● **SOURCE EXCERPT**

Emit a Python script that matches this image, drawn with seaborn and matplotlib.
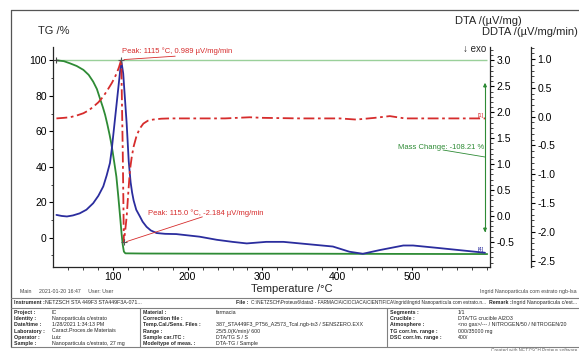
import matplotlib
matplotlib.use("Agg")
import matplotlib.pyplot as plt
import seaborn as sns
from matplotlib import font_manager
from matplotlib.ticker import MultipleLocator
from matplotlib.lines import Line2D

# ---------------- data ----------------
tg_temp = [25, 35, 43, 52, 61, 68, 74, 79, 83, 87, 90, 93, 96, 98, 100, 102.5, 105, 107.5, 110, 112, 113.5,
           115, 117, 140, 250, 350, 450, 600]
tg_mass = [100, 99.5, 98.3, 96.8, 94.6, 91.8, 88.0, 83.8, 78.6, 73.5, 69.2, 63.8, 57.9, 53.5, 48.5, 41.5, 34.4,
           23.5, 11.8, 2.0, -4.0, -7.8, -8.8, -8.9, -9.0, -9.0, -9.1, -9.2]

dta_temp = [25, 32, 39, 47, 56, 65, 74, 81, 87.5, 92, 96.4, 98.7, 111.5, 114.1, 118.7, 121.5, 124, 126, 128,
            131.5, 136.4, 140, 145.3, 151, 158.7, 170, 185, 216, 239, 260, 279, 305, 328, 350, 394, 416, 434,
            456, 488, 501, 536, 597]
dta_vals = [0.02, 0.0, -0.01, 0.01, 0.05, 0.12, 0.245, 0.39, 0.57, 0.78, 1.02, 1.27, 3.0, 2.75, 1.79, 1.05,
            0.65, 0.45, 0.30, 0.12, -0.01, -0.11, -0.21, -0.28, -0.33, -0.345, -0.35, -0.40, -0.46, -0.50,
            -0.53, -0.50, -0.50, -0.53, -0.59, -0.69, -0.73, -0.66, -0.57, -0.57, -0.62, -0.71]

ddta_temp = [25, 35, 43, 52, 61, 68, 74, 81, 87.5, 93, 98.7, 102, 105.3, 108.5, 111.5, 113.5, 115.0, 117,
             118.7, 121, 123.1, 125.5, 128, 132, 136, 141, 147, 154, 165, 176, 250, 283, 300, 350, 403, 425,
             450, 470, 490, 550, 597]
ddta_vals = [-0.03, -0.02, -0.01, 0.02, 0.06, 0.11, 0.17, 0.25, 0.35, 0.46, 0.58, 0.66, 0.75, 0.86, 0.989,
             -0.6, -2.184, -1.95, -1.74, -1.3, -0.93, -0.70, -0.52, -0.33, -0.21, -0.12, -0.07, -0.05, -0.035,
             -0.03, -0.03, -0.01, -0.02, -0.03, -0.03, -0.05, -0.02, 0.01, -0.03, -0.03, -0.03]

peak1_temp, peak1_val = 111.5, 0.989
peak2_temp, peak2_val = 115.0, -2.184
mass_change = -108.21

x_ticks = [100, 200, 300, 400, 500]
tg_ticks = [0, 20, 40, 60, 80, 100]
dta_ticks = [-0.5, 0.0, 0.5, 1.0, 1.5, 2.0, 2.5, 3.0]
ddta_ticks = [-2.5, -2.0, -1.5, -1.0, -0.5, 0.0, 0.5, 1.0]

# ---------------- style ----------------
sns.set_theme(style="ticks")
plt.rcParams['font.family'] = ['Liberation Sans', 'DejaVu Sans']
plt.rcParams['axes.linewidth'] = 0.9

names = {f.name for f in font_manager.fontManager.ttflist}
NARROW = 'Liberation Sans Narrow' in names
TFONT = ['Liberation Sans Narrow', 'Liberation Sans'] if NARROW else ['Liberation Sans', 'DejaVu Sans']

C_TG = "#2e8b35"
C_DTA = "#2b2d9e"
C_DDTA = "#d62c2c"
C_REF = "#9ad09a"

W, H = 579, 351
fig = plt.figure(figsize=(W / 100, H / 100), dpi=100)
fig.patch.set_facecolor("white")


def fx(x):
    return x / W


def fy(y):
    return 1 - y / H


ax = fig.add_axes([fx(53), fy(267), (490 - 53) / W, (267 - 47) / H])
ax2 = ax.twinx()
ax3 = ax.twinx()

# ---------------- curves ----------------
sns.lineplot(x=tg_temp, y=tg_mass, ax=ax, color=C_TG, lw=1.3, sort=False, estimator=None)
ax.hlines(tg_mass[0], tg_temp[0], tg_temp[-1], color=C_REF, lw=1.0, zorder=1)
sns.lineplot(x=dta_temp, y=dta_vals, ax=ax2, color=C_DTA, lw=1.3, sort=False, estimator=None)
sns.lineplot(x=ddta_temp, y=ddta_vals, ax=ax3, color=C_DDTA, lw=1.3, sort=False, estimator=None)
for line in ax3.get_lines():
    line.set_dashes([6, 2, 1.5, 2])

# ---------------- axes ----------------
ax.set_xlim(20.4, 603.7)
ax.set_ylim(-16.5, 107.5)
ax2.set_ylim(-0.985, 3.26)
ax3.set_ylim(-2.61, 1.21)

ax.set_xticks(x_ticks)
ax.xaxis.set_minor_locator(MultipleLocator(20))
ax.set_yticks(tg_ticks)
ax.yaxis.set_minor_locator(MultipleLocator(10))
ax2.set_yticks(dta_ticks)
ax2.yaxis.set_minor_locator(MultipleLocator(0.1))
ax3.set_yticks(ddta_ticks)
ax3.yaxis.set_minor_locator(MultipleLocator(0.1))
ax2.set_yticklabels([f"{v:.1f}" for v in dta_ticks])
ax3.set_yticklabels([f"{v:.1f}" for v in ddta_ticks])

for a in (ax, ax2, ax3):
    a.tick_params(which="major", direction="out", length=3, width=0.8, labelsize=7.5, pad=1.5, colors="black")
    a.tick_params(which="minor", direction="out", length=1.8, width=0.6)
    a.set_xlabel("")
    a.set_ylabel("")
    a.set_facecolor("none")
ax.tick_params(axis="x", which="major", length=2.5, pad=0.8)

ax.spines["top"].set_visible(False)
ax.spines["right"].set_visible(False)
for a in (ax2, ax3):
    a.spines["top"].set_visible(False)
    a.spines["left"].set_visible(False)
    a.spines["bottom"].set_visible(False)
ax3.spines["right"].set_position(("axes", (531 - 53) / (490 - 53)))

# ---------------- axis titles ----------------
fig.text(fx(38), fy(31), "TG /%", fontsize=8, va="center", ha="left")
fig.text(fx(455), fy(21), "DTA /(µV/mg)", fontsize=8, va="center", ha="left")
fig.text(fx(578), fy(32), "DDTA /(µV/mg/min)", fontsize=8, va="center", ha="right")
fig.text(fx(486), fy(49), "↓ exo", fontsize=7, va="center", ha="right")
fig.text(fx(292), fy(289), "Temperature /°C", fontsize=8, va="center", ha="center")

# ---------------- annotations ----------------
ax3.annotate(f"Peak: 1115 °C, {peak1_val:.3f} µV/mg/min", xy=(peak1_temp, peak1_val),
             xytext=(fx(122), fy(51)), textcoords="figure fraction", fontsize=5.5, color=C_DDTA,
             va="center", ha="left")
ax3.plot([peak1_temp], [peak1_val], marker="+", color="#555555", ms=4, mew=0.8)
ax3.annotate("", xy=(peak1_temp, peak1_val), xytext=(fx(178), fy(56)), textcoords="figure fraction",
             arrowprops=dict(arrowstyle="-", color=C_DDTA, lw=0.6))
ax3.annotate(f"Peak: {peak2_temp:.1f} °C, {peak2_val:.3f} µV/mg/min", xy=(peak2_temp, peak2_val),
             xytext=(fx(148), fy(213)), textcoords="figure fraction", fontsize=5.5, color=C_DDTA,
             va="center", ha="left")
ax3.plot([peak2_temp], [peak2_val], marker="+", color="#555555", ms=4, mew=0.8)
ax3.annotate("", xy=(peak2_temp, peak2_val), xytext=(fx(205), fy(216)), textcoords="figure fraction",
             arrowprops=dict(arrowstyle="-", color=C_DDTA, lw=0.6))
ax.plot([tg_temp[0]], [tg_mass[0]], marker="+", color="#444444", ms=4, mew=0.8)

# mass change arrow
fig.add_artist(Line2D([fx(485), fx(485)], [fy(84), fy(231)], color=C_TG, lw=0.8))
ax.annotate("", xy=(fx(485), fy(80)), xytext=(fx(485), fy(90)), xycoords="figure fraction",
            textcoords="figure fraction", arrowprops=dict(arrowstyle="-|>", color=C_TG, lw=0.8,
                                                          mutation_scale=5))
ax.annotate("", xy=(fx(485), fy(235)), xytext=(fx(485), fy(225)), xycoords="figure fraction",
            textcoords="figure fraction", arrowprops=dict(arrowstyle="-|>", color=C_TG, lw=0.8,
                                                          mutation_scale=5))
fig.text(fx(484), fy(147), f"Mass Change: {mass_change:.2f} %", fontsize=5.5, color=C_TG,
         ha="right", va="center")
fig.add_artist(Line2D([fx(443), fx(485)], [fy(150), fy(157)], color=C_TG, lw=0.6))

fig.text(fx(478), fy(116), "[1]", fontsize=4, color=C_DDTA, ha="left", va="center")
fig.text(fx(478), fy(249), "[4]", fontsize=4, color=C_DTA, ha="left", va="center")

# ---------------- frame and footer table ----------------
LC = "#808080"
fig.add_artist(Line2D([fx(11), fx(579)], [fy(10), fy(10)], color="#555555", lw=0.9))
fig.add_artist(Line2D([fx(11), fx(11)], [fy(10), fy(347)], color="#555555", lw=0.9))
for yy in (297.5, 307.5, 347):
    fig.add_artist(Line2D([fx(11), fx(579)], [fy(yy), fy(yy)], color=LC, lw=0.8))
for xx in (139.5, 386.5):
    fig.add_artist(Line2D([fx(xx), fx(xx)], [fy(307.5), fy(347)], color=LC, lw=0.8))

fs = 4.4 if NARROW else 3.8


def ttext(x, y, s, bold=False, **kw):
    fig.text(fx(x), fy(y), s, fontsize=kw.pop("size", fs), family=TFONT,
             weight="bold" if bold else "normal", va="center", ha=kw.pop("ha", "left"), **kw)


ttext(20, 291.5, "Main     2021-01-20 16:47     User: User", color="#444444")
ttext(577, 291.5, "Ingrid Nanoparticula com estrato ngb-lsa", color="#444444", ha="right")

ttext(13.5, 302.5, "Instrument :", bold=True)
ttext(45, 302.5, "NETZSCH STA 449F3 STA449F3A-071...")
ttext(236, 302.5, "File :", bold=True)
ttext(251, 302.5,
      "C:\\NETZSCH\\Proteus6\\data3 - FARMACIA\\CIOCIACA\\CIENTIFICA\\Ingrid\\Ingrid Nanoparticula com estrato.n...",
      size=fs * 0.9)
ttext(489, 302.5, "Remark :", bold=True)
ttext(512, 302.5, "Ingrid Nanoparticula c/est...")

rows_y = [312.3, 318.5, 324.7, 331, 337.2, 343.3]
col1_labels = ["Project :", "Identity :", "Date/time :", "Laboratory :", "Operator :", "Sample :"]
col1_values = ["IC", "Nanoparticula c/estrato", "1/28/2021 1:34:13 PM", "Caract.Proces.de Materiais",
               "Luiz", "Nanoparticula c/estrato, 27 mg"]
col2_labels = ["Material :", "Correction file :", "Temp.Cal./Sens. Files :", "Range :", "Sample car./TC :",
               "Mode/type of meas. :"]
col2_values = ["farmacia", "", "387_STA449F3_PT56_A2573_Tcal.ngb-ts3 / SENSZERO.EXX", "25/5.0(K/min)/ 600",
               "DTA/TG S / S", "DTA-TG / Sample"]
col3_labels = ["Segments :", "Crucible :", "Atmosphere :", "TG corr./m. range :", "DSC corr./m. range :"]
col3_values = ["1/1", "DTA/TG crucible Al2O3", "<no gas>/--- / NITROGEN/50 / NITROGEN/20", "000/35000 mg",
               "400/"]

for i, yy in enumerate(rows_y):
    ttext(13.5, yy, col1_labels[i], bold=True)
    ttext(51.5, yy, col1_values[i])
    ttext(143, yy, col2_labels[i], bold=True)
    ttext(216, yy, col2_values[i])
for i, yy in enumerate(rows_y[:5]):
    ttext(390, yy, col3_labels[i], bold=True)
    ttext(458, yy, col3_values[i])

ttext(577, 350, "Created with NETZSCH Proteus software", size=3.3, color="#666666", ha="right")

fig.savefig("out.png", dpi=100, facecolor="white")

● **AIM OF THE EXERCISE**
From the first line of the listing above, repeat every line through the one holding "from matplotlib.lines import Line2D". Both ends count, and pictures stay out.

● **CORRECT OUTPUT**
Emit a Python script that matches this image, drawn with seaborn and matplotlib.
import matplotlib
matplotlib.use("Agg")
import matplotlib.pyplot as plt
import seaborn as sns
from matplotlib import font_manager
from matplotlib.ticker import MultipleLocator
from matplotlib.lines import Line2D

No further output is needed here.